15 September 2008 | Paul Snell
Mineral trader Afrimex has been reproached by the UK government for failing to apply sufficient due diligence to its minerals supply chain in the Democratic Republic of Congo.
It follows a government investigation prompted by complaints from campaign group Global Witness. It alleged the UK firm was in breach of a number of Organisation for Economic Co-operation and Development (OECD) guidelines - a voluntary code of conduct for multinational firms - when sourcing from the country.
The National Contact Point (NCP), responsible for implementing and promoting the guidelines, upheld the complaints and concluded Afrimex "applied insufficient due diligence on the supply chain". It added the firm had failed to take steps to find out how minerals could be sourced "from mines that do not use child or forced labour or with better health and safety".

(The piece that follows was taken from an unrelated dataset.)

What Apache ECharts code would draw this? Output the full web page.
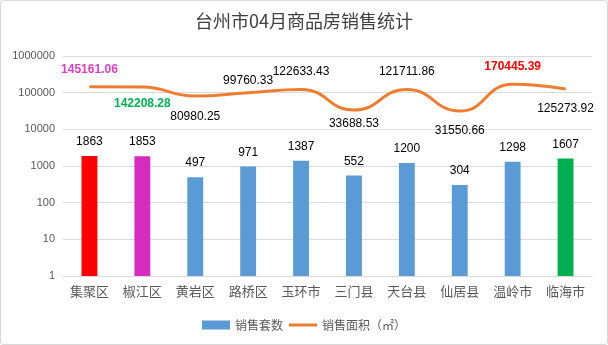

Patrick Alley, director of Global Witness, said: "The government has sent the right message to companies that they cannot continue to trade in conflict areas as if it were business as usual."
The NCP panel found Afrimex's reliance on oral and written guarantees from suppliers were insufficient for a company sourcing minerals from a conflict zone and that the assurances had not been followed up by checks. It recommended Afrimex draws up a CSR policy and considers steps to monitor and review its progress. However, the OECD guidelines are voluntary.
Afrimex did not respond to SM's request for a comment, but told the NCP it did not believe it had "acted contrary to the expectations of the guidelines".